H.E. Abdullah bin Ibrahim Al-Abdulkarim (عبدالله بن إبراهيم العبدالكريم) currently serves as the President of the Saudi Water Authority (SWA). Previously, he held the position of Governor at The Saline Water Conversion Corporation (SWCC), the largest producer of desalinated water with production capacity of 11.5 million cubic meters per day. In addition to his role at SWA, Al-Abdulkarim is a board member of the SWA, Founder and chair of the board of directors at the Water Transmission and Technologies Company (WTTCO) that oversees a network of 7 transmission systems on over 11,800 kilometers, with a daily transmission capacity of 18 million cubic meters. Al-Abdulkarim also holds the position of vice-chairman at the Water Solutions Company (WSM) fully owned by Public Investment Fund (PIF).

== Education ==
Abdullah bin Ibrahim Al-Abdulkarim holds a bachelor's degree in computer engineering from King Saud University in Riyadh.

== Career ==
Abdullah bin Ibrahim Al-Abdulkarim worked in the water industry for nearly thirty years, primarily within the public sector, holding various roles and responsibilities within Saudi Arabia's Saline Water Conversion Corporation (SWCC), a government corporation that operates desalination plants and power stations in Saudi Arabia. SWCC (now known as SWA – the Saudi Water Authority) is the largest desalinating sea water authority in the world, responsible for 20% of worldwide desalinated water production and the second-largest electrical provider in the Kingdom of Saudi Arabia.
Abdullah bin Ibrahim Al-Abdulkarim joined SWCC in 1997 and held several senior positions within the corporation until 2014. In 2007, he assumed the role of Process Reengineering, where he led transformative initiatives to streamline operations and enhance efficiency. He was appointed Head of Strategic Planning in 2009, followed by the appointment to the role of General Manager of Strategic Planning and Budgeting in 2010.
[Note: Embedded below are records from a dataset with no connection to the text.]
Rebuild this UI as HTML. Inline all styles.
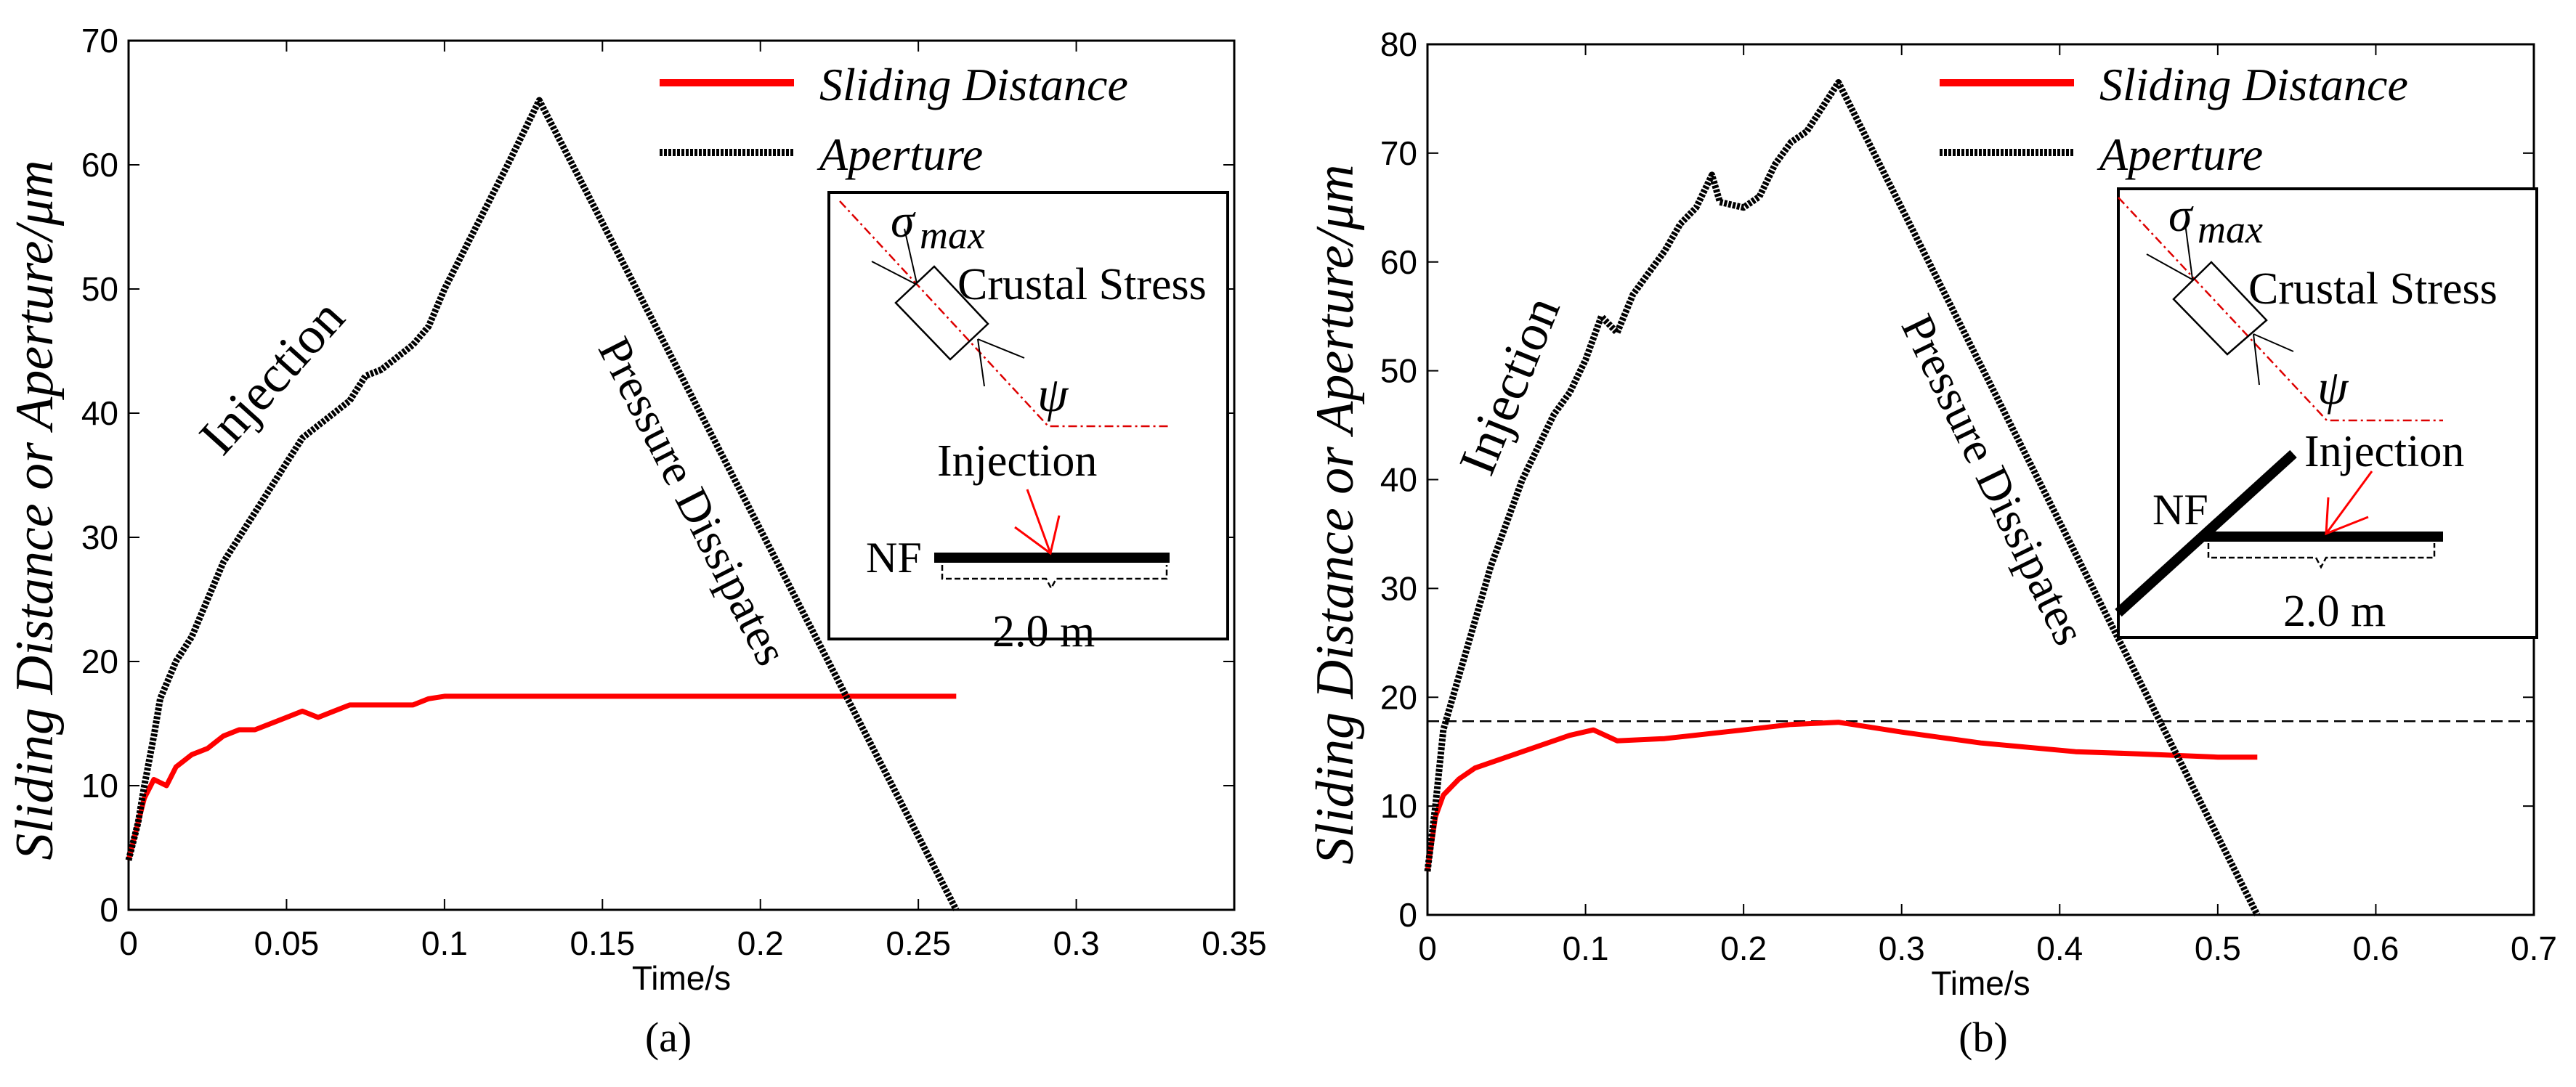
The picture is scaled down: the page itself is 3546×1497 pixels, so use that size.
<!DOCTYPE html>
<html><head><meta charset="utf-8"><style>
html,body{margin:0;padding:0;background:#fff}
svg{display:block}
.tk{font-family:"Liberation Sans",sans-serif;font-size:46px;fill:#000}
.sf{font-family:"Liberation Serif",serif;fill:#000}
</style></head><body>
<svg id="fig" width="3546" height="1497" viewBox="0 0 3546 1497" xmlns="http://www.w3.org/2000/svg">
<g id="pa"></g>
<g id="pb"></g>
</svg>
<script>
// Panel (a) data
const aApT=[0,0.003,0.005,0.008,0.01,0.015,0.02,0.025,0.03,0.035,0.04,0.045,0.05,0.055,0.06,0.065,0.07,0.075,0.08,0.085,0.09,0.095,0.1,0.11,0.12,0.13,0.262];
const aApV=[4,7,10,14,17,20,22,25,28,30,32,34,36,38,39,40,41,43,43.5,44.5,45.5,47,50,55,60,65.2,0];
const aSlT=[0,0.003,0.005,0.008,0.012,0.015,0.02,0.025,0.03,0.035,0.04,0.045,0.05,0.055,0.06,0.065,0.07,0.08,0.09,0.095,0.1,0.262];
const aSlV=[4,7,9,10.5,10,11.5,12.5,13,14,14.5,14.5,15,15.5,16,15.5,16,16.5,16.5,16.5,17,17.2,17.2];
const aXT=[0,0.05,0.1,0.15,0.2,0.25,0.3,0.35];
const aYT=[0,10,20,30,40,50,60,70];
// Panel (b) data
const bApT=[0,0.005,0.01,0.02,0.03,0.04,0.05,0.06,0.07,0.08,0.09,0.1,0.11,0.12,0.13,0.14,0.15,0.16,0.17,0.18,0.185,0.2,0.21,0.22,0.23,0.24,0.26,0.525];
const bApV=[4,10,17,22,27,32,36,40,43,46,48,51,55,53.5,57,59,61,63.5,65,68,65.5,65,66,69,71,72,76.5,0];
const bSlT=[0,0.005,0.01,0.02,0.03,0.05,0.07,0.09,0.105,0.12,0.15,0.2,0.23,0.26,0.3,0.35,0.41,0.45,0.5,0.525];
const bSlV=[4,9,11,12.5,13.5,14.5,15.5,16.5,17,16,16.2,17,17.5,17.7,16.8,15.8,15,14.8,14.5,14.5];
const bRef=[17.8];
const bXT=[0,0.1,0.2,0.3,0.4,0.5,0.6,0.7];
const bYT=[0,10,20,30,40,50,60,70,80];

const NS="http://www.w3.org/2000/svg";
function mk(p,tag,at,txt){const e=document.createElementNS(NS,tag);for(const k in at)e.setAttribute(k,at[k]);if(txt!==undefined)e.textContent=txt;p.appendChild(e);return e;}

function panel(g,o){
  const sx=t=>o.x0+(t-o.xmin)/(o.xmax-o.xmin)*(o.x1-o.x0);
  const sy=v=>o.y1-(v-o.ymin)/(o.ymax-o.ymin)*(o.y1-o.y0);
  const box=mk(g,'rect',{x:o.x0,y:o.y0,width:o.x1-o.x0,height:o.y1-o.y0,fill:'none',stroke:'#000','stroke-width':3});
  
  
  o.xt.forEach(t=>{
    const x=sx(t);
    const l=mk(g,'path',{d:`M${x},${o.y1}v-15M${x},${o.y0}v15`,stroke:'#000','stroke-width':2});
    
    
    const tx=mk(g,'text',{x:x,y:o.y1+62,'text-anchor':'middle',class:'tk'},String(t));
    
    
  });
  o.yt.forEach(v=>{
    const y=sy(v);
    const l=mk(g,'path',{d:`M${o.x0},${y}h15M${o.x1},${y}h-15`,stroke:'#000','stroke-width':2});
    
    
    const tx=mk(g,'text',{x:o.x0-14,y:y+16,'text-anchor':'end',class:'tk'},String(v));
    
    
  });
  const xl=mk(g,'text',{x:(o.x0+o.x1)/2,y:o.y1+110,'text-anchor':'middle',class:'tk','font-size':44},'Time/s');
  
  
  const yl=mk(g,'text',{x:0,y:0,'text-anchor':'middle',class:'sf','font-style':'italic','font-size':74,transform:`translate(${o.ylx},${(o.y0+o.y1)/2+48}) rotate(-90)`},'Sliding Distance or Aperture/μm');
  
  
  const cap=mk(g,'text',{x:o.capx,y:1448,'text-anchor':'middle',class:'sf','font-size':58},o.cap);
  
  
  if(o.ref){o.ref.forEach(v=>{
    const r=mk(g,'line',{x1:o.x0,x2:o.x1,y1:sy(v),y2:sy(v),stroke:'#000','stroke-width':2.5,'stroke-dasharray':'16,8'});
    
    
  });}
  const pts=(T,V)=>T.map((t,i)=>sx(t).toFixed(1)+','+sy(V[i]).toFixed(1)).join(' ');
  const sl=mk(g,'polyline',{points:pts(o.slT,o.slV),fill:'none',stroke:'#f00','stroke-width':7,'stroke-linejoin':'round'});
  
  
  const ap=mk(g,'polyline',{points:pts(o.apT,o.apV),fill:'none',stroke:'#000','stroke-width':9,'stroke-dasharray':'4,2','stroke-linejoin':'round'});
  
  
  const lg=mk(g,'g',{});
  
  
  mk(lg,'line',{x1:o.lgx,x2:o.lgx+185,y1:114,y2:114,stroke:'#f00','stroke-width':10});
  mk(lg,'text',{x:o.lgx+220,y:138,class:'sf','font-style':'italic','font-size':64},'Sliding Distance');
  mk(lg,'line',{x1:o.lgx,x2:o.lgx+185,y1:210,y2:210,stroke:'#000','stroke-width':10,'stroke-dasharray':'4,2'});
  mk(lg,'text',{x:o.lgx+220,y:234,class:'sf','font-style':'italic','font-size':64},'Aperture');
  const a1=mk(g,'text',{x:0,y:0,'text-anchor':'middle',class:'sf','font-size':72,transform:`translate(${o.inj[0]},${o.inj[1]}) rotate(${o.inj[2]})`},'Injection');
  
  
  const a2=mk(g,'text',{x:0,y:0,'text-anchor':'middle',class:'sf','font-size':64,transform:`translate(${o.pd[0]},${o.pd[1]}) rotate(${o.pd[2]})`},'Pressure Dissipates');
  
  
}

panel(document.getElementById('pa'),{x0:177,x1:1699,y0:56,y1:1253,xmin:0,xmax:0.35,ymin:0,ymax:70,xt:aXT,yt:aYT,apT:aApT,apV:aApV,slT:aSlT,slV:aSlV,ylx:72,capx:920,cap:'(a)',lgx:908,inj:[392,535,-48],pd:[935,700,63]});
panel(document.getElementById('pb'),{x0:1965,x1:3488,y0:61,y1:1260,xmin:0,xmax:0.7,ymin:0,ymax:80,xt:bXT,yt:bYT,apT:bApT,apV:bApV,slT:bSlT,slV:bSlV,ref:bRef,ylx:1862,capx:2730,cap:'(b)',lgx:2670,inj:[2100,540,-68],pd:[2725,670,64]});

function inset(g,o){
  const b=mk(g,'rect',{x:o.bx,y:o.by,width:o.bw,height:o.bh,fill:'#fff',stroke:'#000','stroke-width':4});
  
  
  mk(g,'polyline',{points:o.red,fill:'none',stroke:'#d00','stroke-width':2.5,'stroke-dasharray':'12,5,3,5'});
  mk(g,'polygon',{points:o.rect,fill:'none',stroke:'#000','stroke-width':2.5});
  o.arrows.forEach(d=>mk(g,'path',{d:d,stroke:'#000','stroke-width':2,fill:'none'}));
  mk(g,'text',{x:o.sig[0],y:o.sig[1],class:'sf','font-style':'italic','font-size':66},'σ');
  mk(g,'text',{x:o.sig[0]+40,y:o.sig[1]+16,class:'sf','font-style':'italic','font-size':54},'max');
  mk(g,'text',{x:o.cs[0],y:o.cs[1],class:'sf','font-size':62},'Crustal Stress');
  mk(g,'text',{x:o.psi[0],y:o.psi[1],class:'sf','font-style':'italic','font-size':68},'ψ');
  mk(g,'text',{x:o.inj[0],y:o.inj[1],class:'sf','font-size':62},'Injection');
  mk(g,'text',{x:o.nf[0],y:o.nf[1],class:'sf','font-size':60},'NF');
  mk(g,'text',{x:o.dm[0],y:o.dm[1],class:'sf','font-size':62},'2.0 m');
  o.bars.forEach(d=>mk(g,'path',{d:d,stroke:'#000','stroke-width':14,fill:'none'}));
  mk(g,'path',{d:o.arrow,stroke:'#f00','stroke-width':3,fill:'none'});
  mk(g,'path',{d:o.brace,stroke:'#000','stroke-width':2.5,fill:'none','stroke-dasharray':'8,4'});
}
inset(document.getElementById('pa'),{bx:1141,by:265,bw:549,bh:615,
  red:'1156,277 1443,587 1610,587',rect:'1233,417 1286,367 1360,446 1308,495',
  arrows:['M1200,360 L1262,392','M1245,315 L1262,390','M1346,467 L1410,493','M1346,467 L1355,532'],
  sig:[1226,326],cs:[1318,412],psi:[1428,566],inj:[1290,655],nf:[1192,788],dm:[1366,890],
  bars:['M1286,768 H1610'],arrow:'M1414,674 L1446,762 M1397,726 L1446,762 L1458,710',
  brace:'M1297,778 V797 H1440 L1447,810 L1454,797 H1606 V778'});
inset(document.getElementById('pb'),{bx:2916,by:260,bw:576,bh:618,
  red:'2916,272 3203,579 3363,579',rect:'2992,412 3044,361 3120,441 3066,488',
  arrows:['M2955,350 L3018,385','M3008,308 L3018,384','M3102,460 L3157,484','M3102,460 L3110,530'],
  sig:[2985,318],cs:[3095,418],psi:[3190,556],inj:[3172,642],nf:[2963,722],dm:[3143,862],
  bars:['M2916,844 L3157,625','M3031,739 H3363'],arrow:'M3265,649 L3202,735 M3205,685 L3202,735 L3260,712',
  brace:'M3040,748 V768 H3188 L3195,781 L3202,768 H3351 V748'});
</script>
</body></html>
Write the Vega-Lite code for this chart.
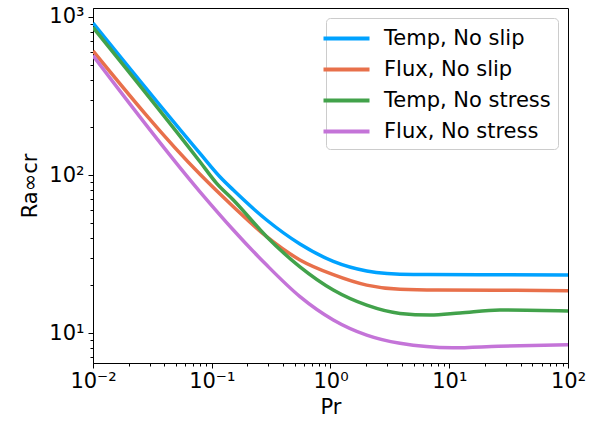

In 2014, Abdullah bin Ibrahim Al-Abdulkarim became Deputy Governor of Saline Water Conversion Corporation, a role he held until 2020. As Deputy Governor, he focused on developing and executing the company's strategic plans aligned with the Kingdom of Saudi Arabia Vision 2030, focusing on opportunities for improvement processes leveraging emerging technologies of water desalination and distribution systems, and worked with various government entities, private organizations, and international partners.

In May 2020, Abdullah bin Ibrahim Al-Abdulkarim was appointed Governor of Saline Water Conversion Corporation, by royal decree, and he continued to hold his other appointments as Chairman of Water Transmission and Technologies Company (WTTCO), and Vice Chairman of Water Solution Management (WSM).

Abdullah bin Ibrahim Al-Abdulkarim was appointed for a further 4-year term as president of The Saudi Water Authority (SWA), with the announcement of the name change and expanded mandate in May 2024.